§ **INSTRUCTION**
Transcribe all of the records word for word, but omit the pictures.

------------------------------------------------------------

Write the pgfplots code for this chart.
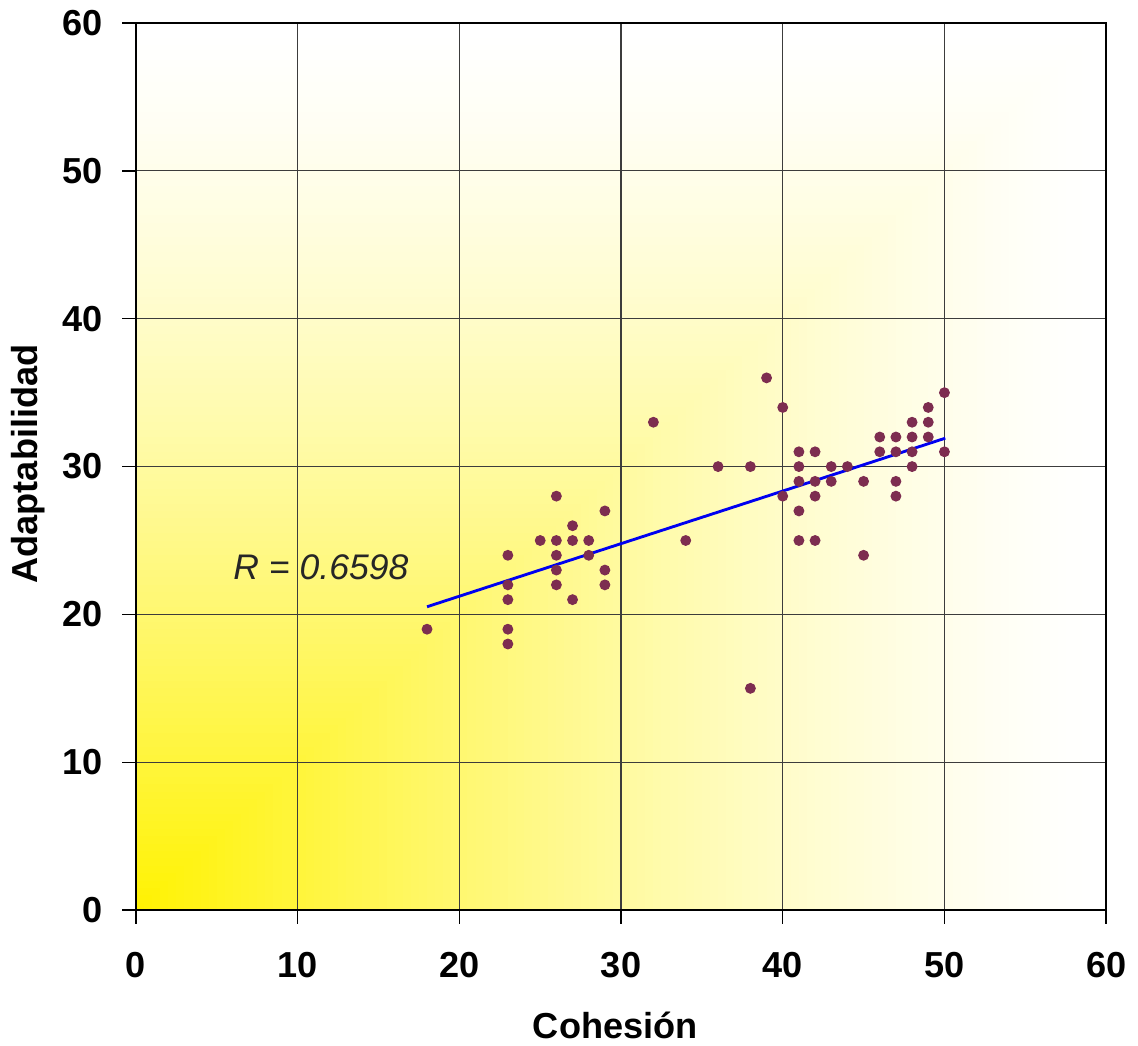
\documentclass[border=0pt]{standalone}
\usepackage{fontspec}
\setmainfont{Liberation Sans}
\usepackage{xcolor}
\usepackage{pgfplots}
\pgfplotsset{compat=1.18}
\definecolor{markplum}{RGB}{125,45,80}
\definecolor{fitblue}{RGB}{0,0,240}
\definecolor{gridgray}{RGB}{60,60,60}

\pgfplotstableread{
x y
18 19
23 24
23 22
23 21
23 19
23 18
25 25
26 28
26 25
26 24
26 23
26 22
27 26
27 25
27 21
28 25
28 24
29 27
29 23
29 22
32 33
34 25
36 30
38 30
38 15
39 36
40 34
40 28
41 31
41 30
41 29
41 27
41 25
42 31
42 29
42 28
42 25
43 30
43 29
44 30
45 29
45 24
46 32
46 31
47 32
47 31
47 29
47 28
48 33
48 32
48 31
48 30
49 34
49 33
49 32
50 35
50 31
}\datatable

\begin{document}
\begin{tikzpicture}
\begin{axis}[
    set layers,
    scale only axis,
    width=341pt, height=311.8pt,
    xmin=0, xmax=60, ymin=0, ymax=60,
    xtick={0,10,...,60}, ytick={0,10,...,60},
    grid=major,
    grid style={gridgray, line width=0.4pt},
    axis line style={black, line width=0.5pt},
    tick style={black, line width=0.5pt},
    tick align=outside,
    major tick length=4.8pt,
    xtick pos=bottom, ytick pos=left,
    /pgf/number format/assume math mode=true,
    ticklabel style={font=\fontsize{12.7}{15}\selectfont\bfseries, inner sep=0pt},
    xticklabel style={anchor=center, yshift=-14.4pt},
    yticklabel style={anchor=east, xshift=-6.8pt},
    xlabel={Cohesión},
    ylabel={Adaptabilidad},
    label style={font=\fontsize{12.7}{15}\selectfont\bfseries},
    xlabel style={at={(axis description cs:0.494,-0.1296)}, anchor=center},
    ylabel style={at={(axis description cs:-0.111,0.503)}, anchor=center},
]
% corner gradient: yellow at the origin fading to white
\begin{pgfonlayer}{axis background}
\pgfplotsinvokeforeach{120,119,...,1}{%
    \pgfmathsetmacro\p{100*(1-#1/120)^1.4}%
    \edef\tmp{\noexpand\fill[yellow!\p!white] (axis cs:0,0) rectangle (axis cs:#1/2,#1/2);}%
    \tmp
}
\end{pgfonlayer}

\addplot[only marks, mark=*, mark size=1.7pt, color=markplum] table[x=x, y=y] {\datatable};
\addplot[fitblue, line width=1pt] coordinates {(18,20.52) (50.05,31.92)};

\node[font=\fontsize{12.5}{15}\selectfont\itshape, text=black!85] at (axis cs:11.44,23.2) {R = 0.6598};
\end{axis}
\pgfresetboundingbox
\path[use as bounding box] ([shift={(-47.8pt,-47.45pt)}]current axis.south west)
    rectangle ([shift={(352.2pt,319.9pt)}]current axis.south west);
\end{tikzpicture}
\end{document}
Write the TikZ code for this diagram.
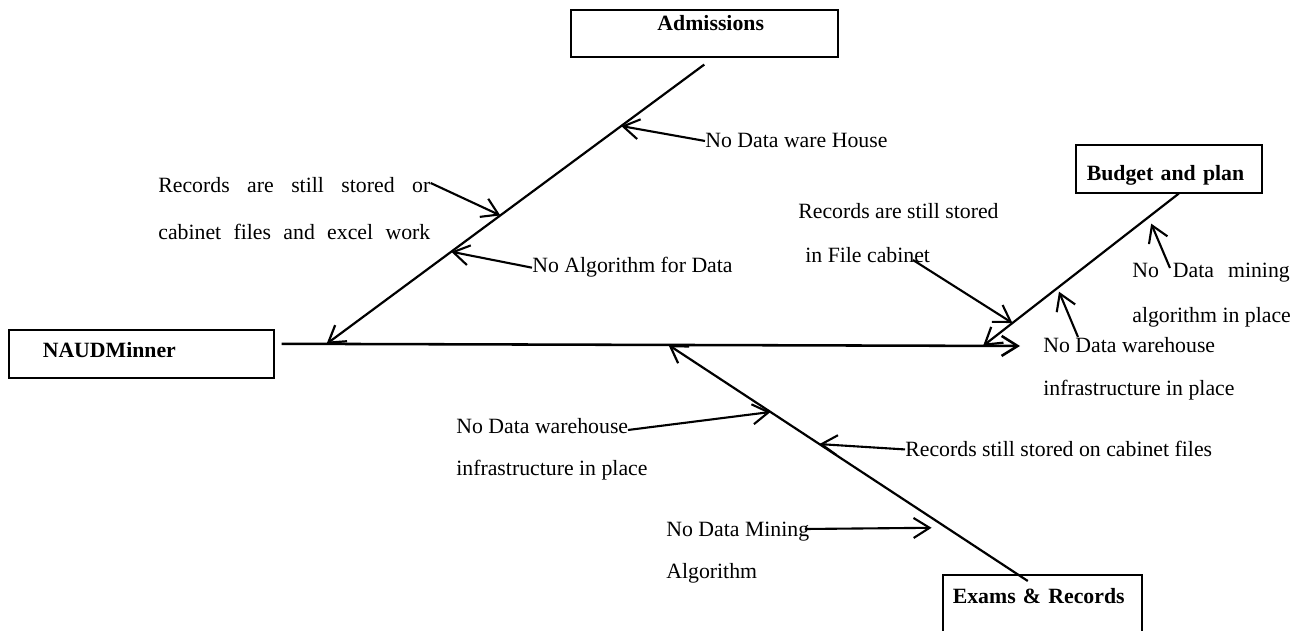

------------------------------------------------------------

§ **WRITTEN ANSWER**
Write the pgfplots code for this chart.
\documentclass[border=0pt]{standalone}
\usepackage{fontspec}
\setmainfont{Liberation Sans}
\usepackage{xcolor}
\usepackage{pgfplots}
\pgfplotsset{compat=1.18}
\definecolor{markplum}{RGB}{125,45,80}
\definecolor{fitblue}{RGB}{0,0,240}
\definecolor{gridgray}{RGB}{60,60,60}

\pgfplotstableread{
x y
18 19
23 24
23 22
23 21
23 19
23 18
25 25
26 28
26 25
26 24
26 23
26 22
27 26
27 25
27 21
28 25
28 24
29 27
29 23
29 22
32 33
34 25
36 30
38 30
38 15
39 36
40 34
40 28
41 31
41 30
41 29
41 27
41 25
42 31
42 29
42 28
42 25
43 30
43 29
44 30
45 29
45 24
46 32
46 31
47 32
47 31
47 29
47 28
48 33
48 32
48 31
48 30
49 34
49 33
49 32
50 35
50 31
}\datatable

\begin{document}
\begin{tikzpicture}
\begin{axis}[
    set layers,
    scale only axis,
    width=341pt, height=311.8pt,
    xmin=0, xmax=60, ymin=0, ymax=60,
    xtick={0,10,...,60}, ytick={0,10,...,60},
    grid=major,
    grid style={gridgray, line width=0.4pt},
    axis line style={black, line width=0.5pt},
    tick style={black, line width=0.5pt},
    tick align=outside,
    major tick length=4.8pt,
    xtick pos=bottom, ytick pos=left,
    /pgf/number format/assume math mode=true,
    ticklabel style={font=\fontsize{12.7}{15}\selectfont\bfseries, inner sep=0pt},
    xticklabel style={anchor=center, yshift=-14.4pt},
    yticklabel style={anchor=east, xshift=-6.8pt},
    xlabel={Cohesión},
    ylabel={Adaptabilidad},
    label style={font=\fontsize{12.7}{15}\selectfont\bfseries},
    xlabel style={at={(axis description cs:0.494,-0.1296)}, anchor=center},
    ylabel style={at={(axis description cs:-0.111,0.503)}, anchor=center},
]
% corner gradient: yellow at the origin fading to white
\begin{pgfonlayer}{axis background}
\pgfplotsinvokeforeach{120,119,...,1}{%
    \pgfmathsetmacro\p{100*(1-#1/120)^1.4}%
    \edef\tmp{\noexpand\fill[yellow!\p!white] (axis cs:0,0) rectangle (axis cs:#1/2,#1/2);}%
    \tmp
}
\end{pgfonlayer}

\addplot[only marks, mark=*, mark size=1.7pt, color=markplum] table[x=x, y=y] {\datatable};
\addplot[fitblue, line width=1pt] coordinates {(18,20.52) (50.05,31.92)};

\node[font=\fontsize{12.5}{15}\selectfont\itshape, text=black!85] at (axis cs:11.44,23.2) {R = 0.6598};
\end{axis}
\pgfresetboundingbox
\path[use as bounding box] ([shift={(-47.8pt,-47.45pt)}]current axis.south west)
    rectangle ([shift={(352.2pt,319.9pt)}]current axis.south west);
\end{tikzpicture}
\end{document}
Write the TikZ code for this diagram.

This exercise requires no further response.